On Tuesday, LeoLabs, a company that monitors the paths of space junk in low-Earth orbit, announced on Twitter it was tracking a potential conjunction—that’s space-speak for a mid-orbit crash—tonight between a defunct Soviet satellite and a discarded Chinese rocket stage.

“This is a potentially serious event. It is between 2 large objects and at high altitude, 991km,” former astronaut and LeoLabs co-founder Ed Lu tweeted. “If there is a collision there will be lots of debris which will remain in orbit for a long time.”
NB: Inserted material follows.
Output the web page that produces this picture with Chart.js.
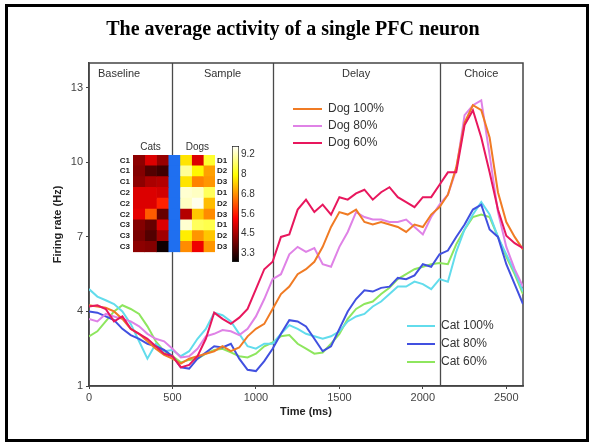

The combined mass of the two objects, which are expected to zip past each other at a whopping relative velocity of about 32,900 miles per hour, is an estimated 6,170 pounds. LeoLabs has since updated its models … and things are looking grim.

According to the company’s latest calculations, the objects are expected to come within 80 feet of each other (±59 feet). The probability of a collision is greater than 10 percent. If the satellites collide, the impact could spread a network of debris throughout low-Earth Orbit.

One of the objects is Parus 64 (Kosmos 2004), a Soviet navigation satellite, which launched on February 22, 1989 and weighs around 1,700 pounds. (It also has a 55-foot-long gravity boom, according to Jonathan McDowell, an astronomer at the Harvard Smithsonian Center for Astrophyics, who tracks space junk.) The other is a Chinese-made CZ-4C rocket stage, which is about 2o feet long and is suspected to have launched in 2004.

LeoLabs noted the CZ-4C rocket stage will pass over one of the company’s New Zealand-based radars shortly after the expected close approach. This should provide enough data to reveal the fate of the two objects and detect any new debris.